Please return exactly the run of lines that begins with the line containing "Convert this chart to Plotly code." and ends with the line containing "exponents = [-6, -5, -4, -3, -2, -1]", pictures excluded.

[start]

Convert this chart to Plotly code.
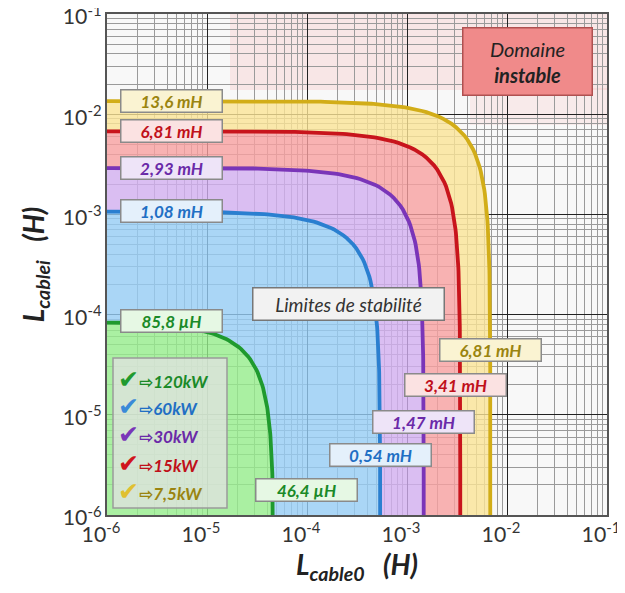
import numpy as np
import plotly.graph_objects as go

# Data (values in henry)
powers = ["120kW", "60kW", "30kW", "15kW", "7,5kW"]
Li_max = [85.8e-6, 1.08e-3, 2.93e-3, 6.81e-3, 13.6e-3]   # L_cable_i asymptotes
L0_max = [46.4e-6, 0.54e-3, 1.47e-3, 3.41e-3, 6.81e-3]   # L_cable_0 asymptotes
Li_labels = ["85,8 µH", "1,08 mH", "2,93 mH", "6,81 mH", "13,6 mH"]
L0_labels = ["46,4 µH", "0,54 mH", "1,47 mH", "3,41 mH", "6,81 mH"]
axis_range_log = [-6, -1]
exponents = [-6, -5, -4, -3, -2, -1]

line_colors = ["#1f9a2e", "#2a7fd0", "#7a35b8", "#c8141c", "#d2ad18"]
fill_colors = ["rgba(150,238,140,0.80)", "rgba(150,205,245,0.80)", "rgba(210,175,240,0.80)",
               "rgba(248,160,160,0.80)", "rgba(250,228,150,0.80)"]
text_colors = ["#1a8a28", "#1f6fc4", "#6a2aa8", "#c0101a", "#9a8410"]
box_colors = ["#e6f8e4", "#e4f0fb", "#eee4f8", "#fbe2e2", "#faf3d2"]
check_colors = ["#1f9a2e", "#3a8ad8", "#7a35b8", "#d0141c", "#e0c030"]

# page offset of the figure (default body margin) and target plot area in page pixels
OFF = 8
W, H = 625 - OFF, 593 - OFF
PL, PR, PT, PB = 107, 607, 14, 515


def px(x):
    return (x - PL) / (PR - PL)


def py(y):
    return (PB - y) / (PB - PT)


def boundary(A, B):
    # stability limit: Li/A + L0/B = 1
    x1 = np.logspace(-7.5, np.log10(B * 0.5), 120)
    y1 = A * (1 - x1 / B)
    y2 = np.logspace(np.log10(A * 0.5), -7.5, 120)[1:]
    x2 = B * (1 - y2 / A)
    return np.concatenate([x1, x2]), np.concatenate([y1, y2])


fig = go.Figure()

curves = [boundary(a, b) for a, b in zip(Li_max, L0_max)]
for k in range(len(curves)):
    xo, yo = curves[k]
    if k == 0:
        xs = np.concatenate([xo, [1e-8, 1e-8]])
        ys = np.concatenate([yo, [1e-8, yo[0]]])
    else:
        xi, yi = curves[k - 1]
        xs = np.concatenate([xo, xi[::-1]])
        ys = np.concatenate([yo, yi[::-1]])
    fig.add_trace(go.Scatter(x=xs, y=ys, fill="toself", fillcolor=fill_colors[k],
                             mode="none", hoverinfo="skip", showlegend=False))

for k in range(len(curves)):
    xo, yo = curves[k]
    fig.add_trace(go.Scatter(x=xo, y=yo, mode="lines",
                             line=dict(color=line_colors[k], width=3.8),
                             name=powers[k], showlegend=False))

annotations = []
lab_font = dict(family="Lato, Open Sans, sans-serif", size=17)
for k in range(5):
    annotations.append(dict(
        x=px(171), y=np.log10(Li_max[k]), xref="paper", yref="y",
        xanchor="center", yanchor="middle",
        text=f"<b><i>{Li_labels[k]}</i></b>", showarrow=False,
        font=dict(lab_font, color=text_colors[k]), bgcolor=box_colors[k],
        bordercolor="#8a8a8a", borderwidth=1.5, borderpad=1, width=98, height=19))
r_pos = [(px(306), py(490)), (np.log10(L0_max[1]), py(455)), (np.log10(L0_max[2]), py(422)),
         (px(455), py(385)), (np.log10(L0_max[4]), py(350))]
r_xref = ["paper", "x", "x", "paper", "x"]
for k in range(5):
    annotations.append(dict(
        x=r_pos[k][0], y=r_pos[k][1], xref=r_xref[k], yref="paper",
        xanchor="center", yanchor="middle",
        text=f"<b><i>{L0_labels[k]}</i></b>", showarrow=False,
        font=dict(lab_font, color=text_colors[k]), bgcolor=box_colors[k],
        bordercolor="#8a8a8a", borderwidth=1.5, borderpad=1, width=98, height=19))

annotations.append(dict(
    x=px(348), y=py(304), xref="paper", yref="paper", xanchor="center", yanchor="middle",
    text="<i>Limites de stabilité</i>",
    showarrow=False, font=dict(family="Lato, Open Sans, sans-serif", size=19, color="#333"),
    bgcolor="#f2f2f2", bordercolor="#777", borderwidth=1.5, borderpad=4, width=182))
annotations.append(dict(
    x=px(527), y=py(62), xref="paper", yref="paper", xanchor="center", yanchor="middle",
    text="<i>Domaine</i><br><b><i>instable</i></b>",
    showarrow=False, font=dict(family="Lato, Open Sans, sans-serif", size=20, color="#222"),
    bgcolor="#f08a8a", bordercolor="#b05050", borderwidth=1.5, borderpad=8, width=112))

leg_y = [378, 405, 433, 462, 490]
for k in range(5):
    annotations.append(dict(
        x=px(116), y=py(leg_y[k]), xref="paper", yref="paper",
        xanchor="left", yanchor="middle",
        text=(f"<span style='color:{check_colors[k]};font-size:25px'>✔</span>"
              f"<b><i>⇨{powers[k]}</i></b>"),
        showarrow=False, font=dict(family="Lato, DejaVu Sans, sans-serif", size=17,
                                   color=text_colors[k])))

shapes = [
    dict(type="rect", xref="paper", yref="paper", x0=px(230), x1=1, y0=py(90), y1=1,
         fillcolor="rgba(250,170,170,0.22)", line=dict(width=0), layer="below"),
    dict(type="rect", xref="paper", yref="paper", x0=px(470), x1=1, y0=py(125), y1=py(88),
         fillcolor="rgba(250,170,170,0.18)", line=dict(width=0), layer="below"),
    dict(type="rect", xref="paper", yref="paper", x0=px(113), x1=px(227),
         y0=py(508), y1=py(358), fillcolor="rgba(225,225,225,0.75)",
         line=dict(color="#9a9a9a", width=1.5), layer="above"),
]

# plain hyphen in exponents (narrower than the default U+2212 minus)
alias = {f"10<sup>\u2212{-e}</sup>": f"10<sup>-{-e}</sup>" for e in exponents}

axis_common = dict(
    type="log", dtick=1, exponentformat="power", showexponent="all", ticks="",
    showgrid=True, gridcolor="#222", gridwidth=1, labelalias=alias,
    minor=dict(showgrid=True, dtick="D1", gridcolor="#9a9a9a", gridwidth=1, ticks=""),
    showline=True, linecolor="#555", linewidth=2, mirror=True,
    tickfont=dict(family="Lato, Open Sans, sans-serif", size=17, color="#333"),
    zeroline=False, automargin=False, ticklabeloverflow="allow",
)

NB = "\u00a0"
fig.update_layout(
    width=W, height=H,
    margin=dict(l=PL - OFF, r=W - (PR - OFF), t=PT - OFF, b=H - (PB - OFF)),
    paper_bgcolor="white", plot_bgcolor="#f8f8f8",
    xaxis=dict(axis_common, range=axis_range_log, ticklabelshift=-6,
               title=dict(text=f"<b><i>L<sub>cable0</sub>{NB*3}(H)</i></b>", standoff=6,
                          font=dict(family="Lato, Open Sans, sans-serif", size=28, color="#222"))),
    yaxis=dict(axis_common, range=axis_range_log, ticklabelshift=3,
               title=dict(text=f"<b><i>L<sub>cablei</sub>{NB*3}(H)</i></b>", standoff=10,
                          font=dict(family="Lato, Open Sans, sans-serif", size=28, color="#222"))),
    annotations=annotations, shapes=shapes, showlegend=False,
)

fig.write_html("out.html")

[end]
[start]

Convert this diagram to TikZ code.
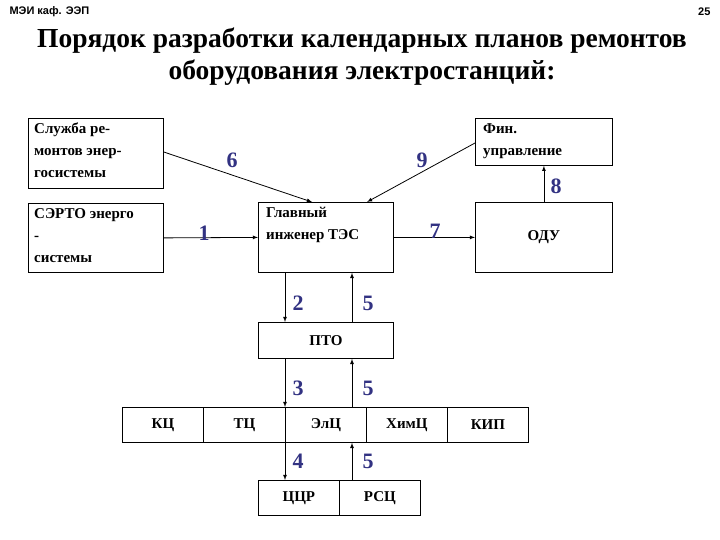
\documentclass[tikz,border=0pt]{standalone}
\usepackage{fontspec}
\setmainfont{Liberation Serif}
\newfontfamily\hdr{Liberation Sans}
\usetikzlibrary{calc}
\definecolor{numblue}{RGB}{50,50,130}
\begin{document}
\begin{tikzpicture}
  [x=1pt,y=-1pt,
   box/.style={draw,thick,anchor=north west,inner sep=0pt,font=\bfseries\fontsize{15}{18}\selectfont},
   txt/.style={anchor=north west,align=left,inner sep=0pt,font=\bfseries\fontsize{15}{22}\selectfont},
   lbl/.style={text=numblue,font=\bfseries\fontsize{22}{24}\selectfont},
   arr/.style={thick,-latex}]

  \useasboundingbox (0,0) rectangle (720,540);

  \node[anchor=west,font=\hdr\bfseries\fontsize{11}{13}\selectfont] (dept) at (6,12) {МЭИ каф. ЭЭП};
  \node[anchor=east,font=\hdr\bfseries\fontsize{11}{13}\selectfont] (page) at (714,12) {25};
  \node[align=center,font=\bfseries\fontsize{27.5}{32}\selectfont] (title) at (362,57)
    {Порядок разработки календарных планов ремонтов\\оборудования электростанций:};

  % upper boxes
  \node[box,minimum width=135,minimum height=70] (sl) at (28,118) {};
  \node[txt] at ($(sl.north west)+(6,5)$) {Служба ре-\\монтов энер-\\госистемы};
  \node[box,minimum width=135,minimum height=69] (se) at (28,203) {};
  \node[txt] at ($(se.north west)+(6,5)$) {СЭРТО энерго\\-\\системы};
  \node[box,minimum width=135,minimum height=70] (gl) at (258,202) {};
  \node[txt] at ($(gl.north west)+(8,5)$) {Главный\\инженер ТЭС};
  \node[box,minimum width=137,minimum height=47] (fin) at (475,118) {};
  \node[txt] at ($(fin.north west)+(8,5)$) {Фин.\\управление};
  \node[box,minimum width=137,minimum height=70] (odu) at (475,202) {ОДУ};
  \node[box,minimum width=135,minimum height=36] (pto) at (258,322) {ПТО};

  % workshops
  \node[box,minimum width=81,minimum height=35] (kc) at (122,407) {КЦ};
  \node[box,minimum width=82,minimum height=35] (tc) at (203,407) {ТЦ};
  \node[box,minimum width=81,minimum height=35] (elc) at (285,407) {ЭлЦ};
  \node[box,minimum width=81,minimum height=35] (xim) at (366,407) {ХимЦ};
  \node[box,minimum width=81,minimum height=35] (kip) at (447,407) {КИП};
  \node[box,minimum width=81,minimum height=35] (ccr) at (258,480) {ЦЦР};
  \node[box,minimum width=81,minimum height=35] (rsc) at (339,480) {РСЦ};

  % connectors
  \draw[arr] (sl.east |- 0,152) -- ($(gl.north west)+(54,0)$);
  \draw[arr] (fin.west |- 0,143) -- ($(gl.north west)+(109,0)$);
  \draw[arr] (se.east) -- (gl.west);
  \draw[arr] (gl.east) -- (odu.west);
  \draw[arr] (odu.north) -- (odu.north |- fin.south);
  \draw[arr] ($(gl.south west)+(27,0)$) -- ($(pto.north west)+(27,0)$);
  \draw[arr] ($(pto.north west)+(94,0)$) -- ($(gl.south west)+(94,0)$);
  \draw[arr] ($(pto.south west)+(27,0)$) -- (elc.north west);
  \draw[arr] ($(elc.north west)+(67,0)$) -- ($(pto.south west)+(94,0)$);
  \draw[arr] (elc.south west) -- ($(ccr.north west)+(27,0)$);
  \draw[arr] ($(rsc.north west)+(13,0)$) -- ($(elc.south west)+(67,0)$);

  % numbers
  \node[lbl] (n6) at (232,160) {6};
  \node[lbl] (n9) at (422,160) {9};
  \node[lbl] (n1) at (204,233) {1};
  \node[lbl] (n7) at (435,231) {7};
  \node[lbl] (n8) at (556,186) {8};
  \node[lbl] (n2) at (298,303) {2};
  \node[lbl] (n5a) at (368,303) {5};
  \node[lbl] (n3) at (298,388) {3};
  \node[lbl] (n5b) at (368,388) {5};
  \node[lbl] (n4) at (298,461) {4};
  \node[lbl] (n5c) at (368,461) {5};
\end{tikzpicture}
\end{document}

[end]

• **The answer**:
Convert this chart to Plotly code.
import numpy as np
import plotly.graph_objects as go

# Data (values in henry)
powers = ["120kW", "60kW", "30kW", "15kW", "7,5kW"]
Li_max = [85.8e-6, 1.08e-3, 2.93e-3, 6.81e-3, 13.6e-3]   # L_cable_i asymptotes
L0_max = [46.4e-6, 0.54e-3, 1.47e-3, 3.41e-3, 6.81e-3]   # L_cable_0 asymptotes
Li_labels = ["85,8 µH", "1,08 mH", "2,93 mH", "6,81 mH", "13,6 mH"]
L0_labels = ["46,4 µH", "0,54 mH", "1,47 mH", "3,41 mH", "6,81 mH"]
axis_range_log = [-6, -1]
exponents = [-6, -5, -4, -3, -2, -1]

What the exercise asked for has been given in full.